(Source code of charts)
--

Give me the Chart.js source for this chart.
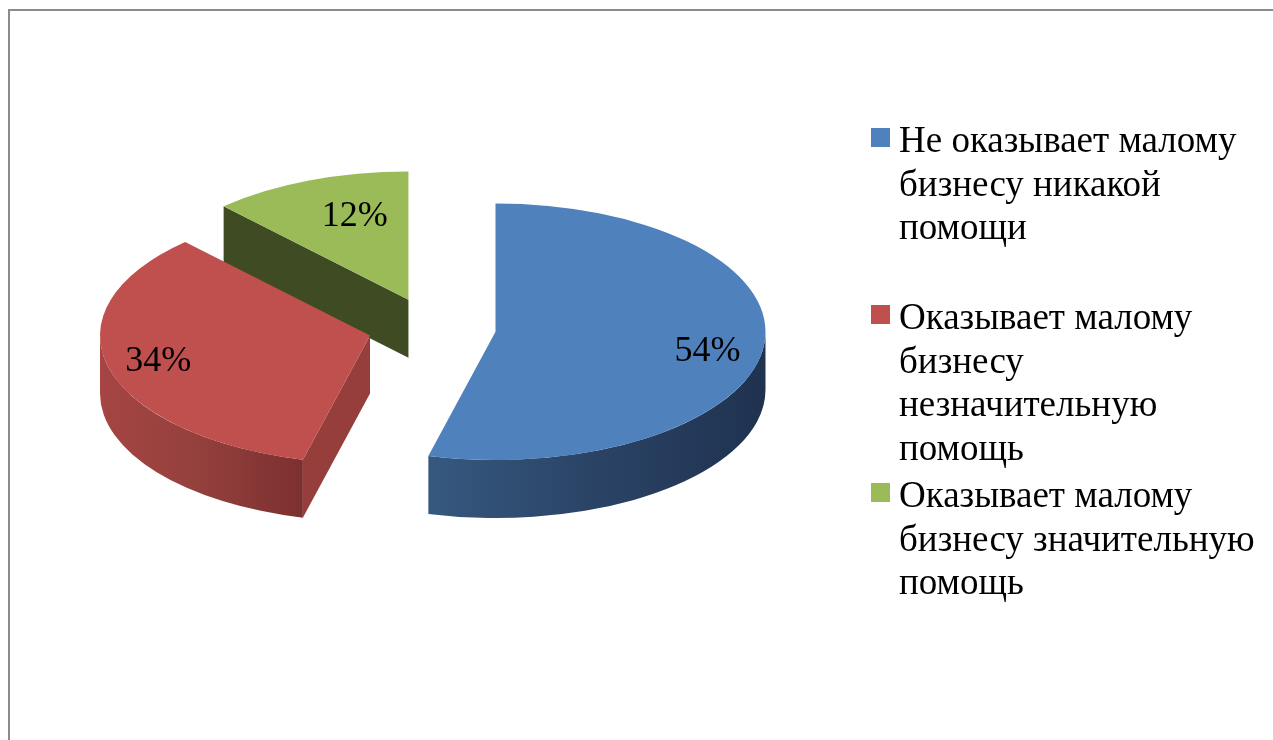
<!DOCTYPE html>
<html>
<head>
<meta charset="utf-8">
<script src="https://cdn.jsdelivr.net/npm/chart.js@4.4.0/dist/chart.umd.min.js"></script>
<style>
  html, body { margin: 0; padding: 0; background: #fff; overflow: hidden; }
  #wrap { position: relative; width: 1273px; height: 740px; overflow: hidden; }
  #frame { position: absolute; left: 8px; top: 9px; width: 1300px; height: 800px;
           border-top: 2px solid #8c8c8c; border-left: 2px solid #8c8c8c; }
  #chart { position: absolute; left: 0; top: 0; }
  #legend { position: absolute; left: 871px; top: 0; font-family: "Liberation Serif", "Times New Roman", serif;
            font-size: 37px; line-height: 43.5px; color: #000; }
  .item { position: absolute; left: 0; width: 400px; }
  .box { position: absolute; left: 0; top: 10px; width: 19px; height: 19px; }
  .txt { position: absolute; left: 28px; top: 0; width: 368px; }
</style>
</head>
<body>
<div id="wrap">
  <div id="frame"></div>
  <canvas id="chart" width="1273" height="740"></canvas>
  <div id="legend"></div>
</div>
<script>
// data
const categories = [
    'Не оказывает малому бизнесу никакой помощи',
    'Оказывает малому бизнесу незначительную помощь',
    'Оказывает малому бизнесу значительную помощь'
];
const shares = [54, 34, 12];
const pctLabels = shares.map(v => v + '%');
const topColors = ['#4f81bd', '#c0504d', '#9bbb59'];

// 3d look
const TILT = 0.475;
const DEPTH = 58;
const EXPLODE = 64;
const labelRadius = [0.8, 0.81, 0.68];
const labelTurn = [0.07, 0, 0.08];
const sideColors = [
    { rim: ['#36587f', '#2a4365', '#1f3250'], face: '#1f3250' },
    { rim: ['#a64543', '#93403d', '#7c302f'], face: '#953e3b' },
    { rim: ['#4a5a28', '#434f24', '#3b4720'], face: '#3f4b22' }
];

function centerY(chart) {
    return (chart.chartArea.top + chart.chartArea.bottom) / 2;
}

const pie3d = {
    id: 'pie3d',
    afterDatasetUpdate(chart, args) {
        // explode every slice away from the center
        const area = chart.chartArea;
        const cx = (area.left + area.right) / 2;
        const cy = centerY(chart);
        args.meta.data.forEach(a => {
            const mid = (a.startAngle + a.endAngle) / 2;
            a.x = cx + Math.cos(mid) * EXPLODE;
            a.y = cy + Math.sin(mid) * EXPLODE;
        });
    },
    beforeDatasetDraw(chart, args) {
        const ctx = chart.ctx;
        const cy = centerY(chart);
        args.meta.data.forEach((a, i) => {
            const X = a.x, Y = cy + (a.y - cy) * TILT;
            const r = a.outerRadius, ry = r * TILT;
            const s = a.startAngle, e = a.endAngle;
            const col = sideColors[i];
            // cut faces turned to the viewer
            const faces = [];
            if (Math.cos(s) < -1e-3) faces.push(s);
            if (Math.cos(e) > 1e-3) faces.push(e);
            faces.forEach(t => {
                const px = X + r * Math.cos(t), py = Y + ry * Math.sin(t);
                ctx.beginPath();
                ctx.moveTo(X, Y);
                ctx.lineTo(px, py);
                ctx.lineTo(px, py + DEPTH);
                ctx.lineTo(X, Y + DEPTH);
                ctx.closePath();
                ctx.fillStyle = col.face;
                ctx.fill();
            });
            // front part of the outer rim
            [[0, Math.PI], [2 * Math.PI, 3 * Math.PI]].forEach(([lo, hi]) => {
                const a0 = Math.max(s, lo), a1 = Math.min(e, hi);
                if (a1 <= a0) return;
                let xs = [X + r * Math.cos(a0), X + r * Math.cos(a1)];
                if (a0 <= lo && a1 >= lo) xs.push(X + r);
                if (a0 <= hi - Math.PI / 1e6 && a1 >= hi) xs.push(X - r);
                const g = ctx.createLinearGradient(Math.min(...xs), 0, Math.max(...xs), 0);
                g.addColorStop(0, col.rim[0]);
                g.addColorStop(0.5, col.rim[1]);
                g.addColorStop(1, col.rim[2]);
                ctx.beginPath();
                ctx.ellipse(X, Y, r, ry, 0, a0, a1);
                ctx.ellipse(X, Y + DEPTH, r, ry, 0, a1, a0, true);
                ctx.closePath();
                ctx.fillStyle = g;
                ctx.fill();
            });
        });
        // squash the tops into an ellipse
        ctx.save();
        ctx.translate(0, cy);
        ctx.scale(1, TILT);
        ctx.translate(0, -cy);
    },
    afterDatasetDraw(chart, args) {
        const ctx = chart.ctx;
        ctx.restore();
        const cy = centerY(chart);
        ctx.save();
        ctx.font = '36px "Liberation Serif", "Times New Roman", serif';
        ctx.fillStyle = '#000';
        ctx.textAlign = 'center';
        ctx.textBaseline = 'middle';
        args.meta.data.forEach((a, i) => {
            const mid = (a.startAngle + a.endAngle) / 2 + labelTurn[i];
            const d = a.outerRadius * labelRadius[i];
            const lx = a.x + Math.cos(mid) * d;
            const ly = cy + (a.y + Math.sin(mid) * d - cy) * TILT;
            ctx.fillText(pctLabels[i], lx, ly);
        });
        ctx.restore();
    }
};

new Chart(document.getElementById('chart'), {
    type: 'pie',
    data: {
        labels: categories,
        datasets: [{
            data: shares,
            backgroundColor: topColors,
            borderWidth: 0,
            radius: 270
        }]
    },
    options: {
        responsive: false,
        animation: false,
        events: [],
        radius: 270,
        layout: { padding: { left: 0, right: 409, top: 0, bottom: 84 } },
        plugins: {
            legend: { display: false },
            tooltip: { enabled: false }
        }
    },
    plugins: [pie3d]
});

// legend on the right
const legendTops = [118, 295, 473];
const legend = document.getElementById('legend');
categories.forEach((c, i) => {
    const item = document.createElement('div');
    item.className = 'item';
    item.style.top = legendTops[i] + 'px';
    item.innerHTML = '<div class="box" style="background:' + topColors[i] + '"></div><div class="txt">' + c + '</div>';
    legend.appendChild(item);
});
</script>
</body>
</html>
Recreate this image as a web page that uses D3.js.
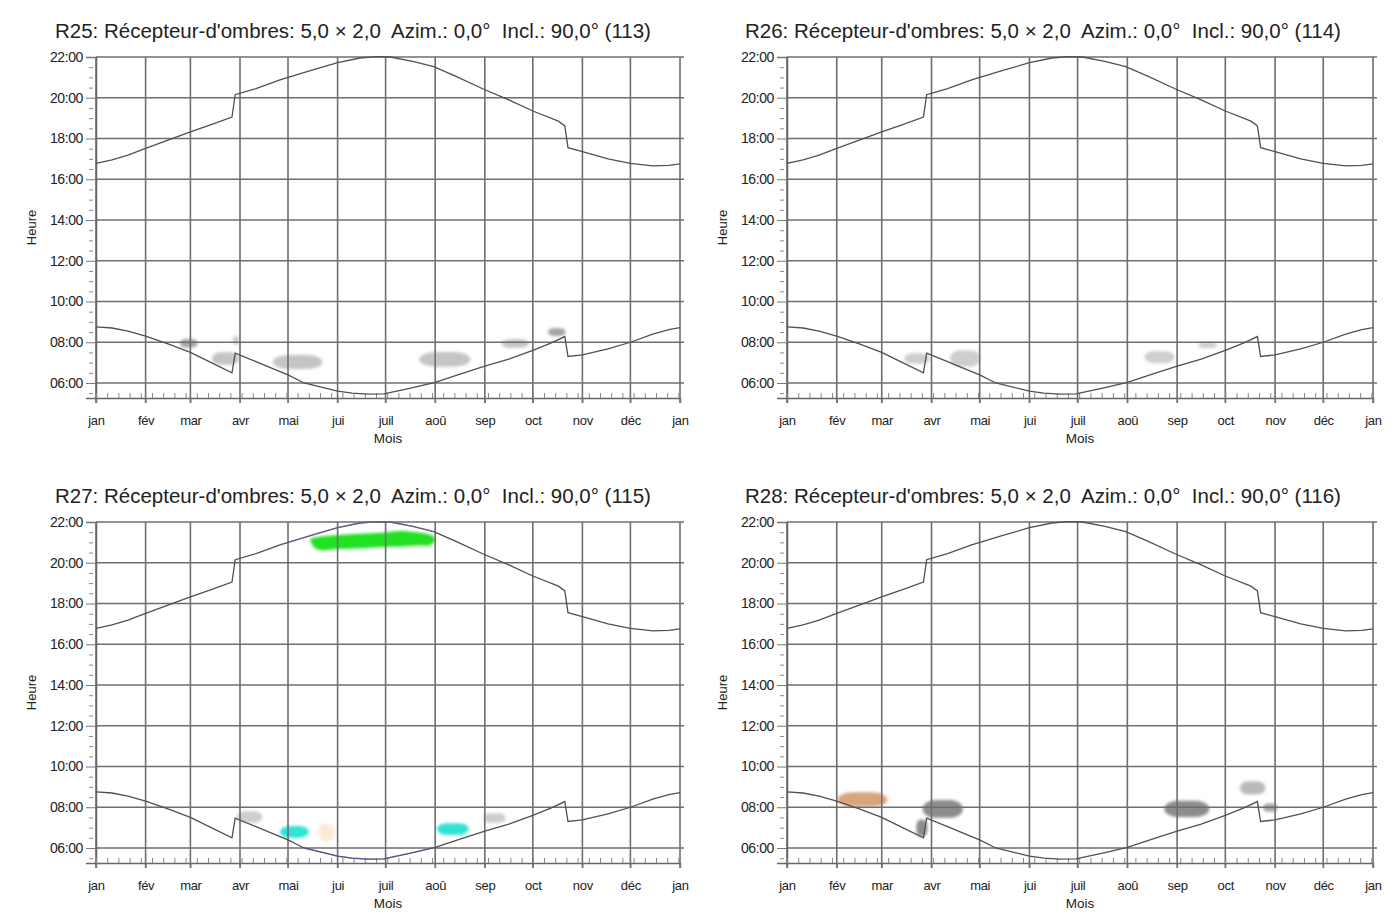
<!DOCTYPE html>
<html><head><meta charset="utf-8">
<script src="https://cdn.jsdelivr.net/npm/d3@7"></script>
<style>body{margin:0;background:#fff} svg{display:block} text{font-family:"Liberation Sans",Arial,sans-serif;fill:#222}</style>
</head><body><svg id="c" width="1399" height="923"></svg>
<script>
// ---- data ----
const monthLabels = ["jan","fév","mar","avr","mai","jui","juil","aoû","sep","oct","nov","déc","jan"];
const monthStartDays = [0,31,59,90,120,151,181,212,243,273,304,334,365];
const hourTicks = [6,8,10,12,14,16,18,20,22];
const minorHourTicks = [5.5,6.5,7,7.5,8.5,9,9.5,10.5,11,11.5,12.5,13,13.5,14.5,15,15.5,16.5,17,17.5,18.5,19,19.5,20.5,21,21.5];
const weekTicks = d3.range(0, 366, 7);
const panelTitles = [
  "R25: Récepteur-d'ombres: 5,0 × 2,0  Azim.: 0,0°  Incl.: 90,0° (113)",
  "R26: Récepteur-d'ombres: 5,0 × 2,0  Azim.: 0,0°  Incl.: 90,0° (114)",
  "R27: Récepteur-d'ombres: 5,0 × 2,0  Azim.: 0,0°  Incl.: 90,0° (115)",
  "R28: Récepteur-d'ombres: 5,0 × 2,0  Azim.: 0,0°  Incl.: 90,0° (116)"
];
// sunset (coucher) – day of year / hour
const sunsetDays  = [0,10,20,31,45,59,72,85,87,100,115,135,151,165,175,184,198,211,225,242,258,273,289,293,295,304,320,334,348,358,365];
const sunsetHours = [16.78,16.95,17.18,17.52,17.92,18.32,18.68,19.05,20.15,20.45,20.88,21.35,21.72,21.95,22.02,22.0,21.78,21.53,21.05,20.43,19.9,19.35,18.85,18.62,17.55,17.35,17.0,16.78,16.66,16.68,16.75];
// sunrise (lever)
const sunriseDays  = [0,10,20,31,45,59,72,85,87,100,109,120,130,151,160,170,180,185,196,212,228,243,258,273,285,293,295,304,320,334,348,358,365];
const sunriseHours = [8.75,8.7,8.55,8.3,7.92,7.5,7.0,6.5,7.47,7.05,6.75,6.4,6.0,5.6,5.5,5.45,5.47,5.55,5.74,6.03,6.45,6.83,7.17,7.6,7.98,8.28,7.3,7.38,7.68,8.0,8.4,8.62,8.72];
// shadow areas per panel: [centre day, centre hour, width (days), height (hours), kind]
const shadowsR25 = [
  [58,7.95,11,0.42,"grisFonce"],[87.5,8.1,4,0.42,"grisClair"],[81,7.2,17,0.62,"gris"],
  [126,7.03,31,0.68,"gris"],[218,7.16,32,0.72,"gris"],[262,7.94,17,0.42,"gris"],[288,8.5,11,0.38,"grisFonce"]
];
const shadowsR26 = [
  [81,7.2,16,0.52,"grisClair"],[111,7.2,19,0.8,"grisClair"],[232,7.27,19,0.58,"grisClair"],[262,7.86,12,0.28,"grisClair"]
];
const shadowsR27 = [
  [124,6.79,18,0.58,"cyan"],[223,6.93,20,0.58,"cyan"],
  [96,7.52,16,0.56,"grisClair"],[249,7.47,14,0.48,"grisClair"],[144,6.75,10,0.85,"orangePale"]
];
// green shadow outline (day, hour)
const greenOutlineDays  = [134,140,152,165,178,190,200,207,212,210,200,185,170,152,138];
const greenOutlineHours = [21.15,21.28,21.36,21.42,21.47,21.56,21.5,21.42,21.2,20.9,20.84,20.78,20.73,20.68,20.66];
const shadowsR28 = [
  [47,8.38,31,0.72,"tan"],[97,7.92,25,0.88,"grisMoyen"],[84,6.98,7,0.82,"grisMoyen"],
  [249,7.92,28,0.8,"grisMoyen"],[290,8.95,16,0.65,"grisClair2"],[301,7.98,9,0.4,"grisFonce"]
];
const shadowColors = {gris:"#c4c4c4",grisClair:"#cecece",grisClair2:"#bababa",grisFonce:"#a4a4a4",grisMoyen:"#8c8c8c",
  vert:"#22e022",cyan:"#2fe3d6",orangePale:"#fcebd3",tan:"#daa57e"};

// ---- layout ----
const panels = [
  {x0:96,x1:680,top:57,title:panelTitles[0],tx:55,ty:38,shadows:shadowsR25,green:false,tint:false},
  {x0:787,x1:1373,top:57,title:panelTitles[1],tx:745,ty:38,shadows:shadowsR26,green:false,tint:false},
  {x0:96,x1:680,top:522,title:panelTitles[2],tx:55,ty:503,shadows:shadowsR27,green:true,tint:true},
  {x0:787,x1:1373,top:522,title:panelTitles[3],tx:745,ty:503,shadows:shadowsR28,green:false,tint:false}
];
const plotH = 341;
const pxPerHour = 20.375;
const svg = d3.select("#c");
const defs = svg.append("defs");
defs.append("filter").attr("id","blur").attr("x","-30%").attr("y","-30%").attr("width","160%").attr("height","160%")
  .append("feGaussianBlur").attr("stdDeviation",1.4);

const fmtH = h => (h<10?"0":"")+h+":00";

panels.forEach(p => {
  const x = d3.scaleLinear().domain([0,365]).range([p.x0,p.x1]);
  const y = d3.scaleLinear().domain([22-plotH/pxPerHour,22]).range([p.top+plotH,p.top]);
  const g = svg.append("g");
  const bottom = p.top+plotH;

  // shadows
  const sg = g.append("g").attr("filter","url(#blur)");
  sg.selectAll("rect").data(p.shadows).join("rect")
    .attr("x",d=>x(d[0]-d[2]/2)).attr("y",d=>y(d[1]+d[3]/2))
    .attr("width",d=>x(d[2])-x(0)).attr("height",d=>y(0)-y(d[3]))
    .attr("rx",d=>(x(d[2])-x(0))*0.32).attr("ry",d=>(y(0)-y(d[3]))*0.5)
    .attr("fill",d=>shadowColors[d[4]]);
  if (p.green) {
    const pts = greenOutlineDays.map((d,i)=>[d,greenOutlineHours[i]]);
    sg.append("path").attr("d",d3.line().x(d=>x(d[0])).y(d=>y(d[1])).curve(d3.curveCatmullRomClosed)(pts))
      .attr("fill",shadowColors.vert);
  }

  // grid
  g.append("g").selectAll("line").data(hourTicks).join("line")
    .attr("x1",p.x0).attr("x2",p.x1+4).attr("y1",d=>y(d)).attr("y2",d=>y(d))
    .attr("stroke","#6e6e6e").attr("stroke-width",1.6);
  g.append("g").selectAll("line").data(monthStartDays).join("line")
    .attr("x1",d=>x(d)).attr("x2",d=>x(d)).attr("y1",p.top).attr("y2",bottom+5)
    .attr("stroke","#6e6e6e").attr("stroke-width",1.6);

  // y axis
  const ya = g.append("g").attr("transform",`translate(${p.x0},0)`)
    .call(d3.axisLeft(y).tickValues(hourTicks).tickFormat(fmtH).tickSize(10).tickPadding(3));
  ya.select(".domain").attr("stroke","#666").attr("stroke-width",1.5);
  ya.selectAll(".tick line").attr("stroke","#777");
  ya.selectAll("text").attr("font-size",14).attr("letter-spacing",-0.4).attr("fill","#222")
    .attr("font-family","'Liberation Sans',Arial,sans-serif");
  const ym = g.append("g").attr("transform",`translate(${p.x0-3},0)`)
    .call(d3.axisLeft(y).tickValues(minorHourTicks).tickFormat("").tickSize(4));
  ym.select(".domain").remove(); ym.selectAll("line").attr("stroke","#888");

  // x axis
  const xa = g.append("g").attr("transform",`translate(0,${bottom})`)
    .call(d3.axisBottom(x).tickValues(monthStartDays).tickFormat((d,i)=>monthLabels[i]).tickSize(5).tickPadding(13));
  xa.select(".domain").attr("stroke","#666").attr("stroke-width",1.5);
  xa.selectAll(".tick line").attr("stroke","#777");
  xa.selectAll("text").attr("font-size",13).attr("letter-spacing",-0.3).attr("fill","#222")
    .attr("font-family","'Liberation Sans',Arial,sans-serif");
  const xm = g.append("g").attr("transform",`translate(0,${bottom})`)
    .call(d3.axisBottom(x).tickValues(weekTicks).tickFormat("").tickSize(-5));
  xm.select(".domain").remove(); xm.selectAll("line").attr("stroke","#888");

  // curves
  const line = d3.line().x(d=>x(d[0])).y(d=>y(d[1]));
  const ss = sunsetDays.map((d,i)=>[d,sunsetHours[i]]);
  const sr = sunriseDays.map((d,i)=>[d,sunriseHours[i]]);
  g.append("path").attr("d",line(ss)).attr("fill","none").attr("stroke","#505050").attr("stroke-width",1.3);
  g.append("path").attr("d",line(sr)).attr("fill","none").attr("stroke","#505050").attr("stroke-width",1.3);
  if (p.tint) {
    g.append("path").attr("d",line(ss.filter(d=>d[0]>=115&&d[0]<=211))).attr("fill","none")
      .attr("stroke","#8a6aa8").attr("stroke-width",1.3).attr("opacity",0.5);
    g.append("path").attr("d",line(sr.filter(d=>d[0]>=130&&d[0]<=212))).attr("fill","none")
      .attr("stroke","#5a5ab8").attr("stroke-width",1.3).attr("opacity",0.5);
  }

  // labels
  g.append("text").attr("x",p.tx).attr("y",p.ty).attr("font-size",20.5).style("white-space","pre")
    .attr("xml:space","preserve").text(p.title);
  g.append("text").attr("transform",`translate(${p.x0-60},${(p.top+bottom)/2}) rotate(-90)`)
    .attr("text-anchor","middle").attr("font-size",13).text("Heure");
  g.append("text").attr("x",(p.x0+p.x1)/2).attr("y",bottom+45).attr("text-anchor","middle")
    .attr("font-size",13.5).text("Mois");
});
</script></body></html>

--

Write only the number of lines in the records that include the word "this".

▶ _Task result_: 2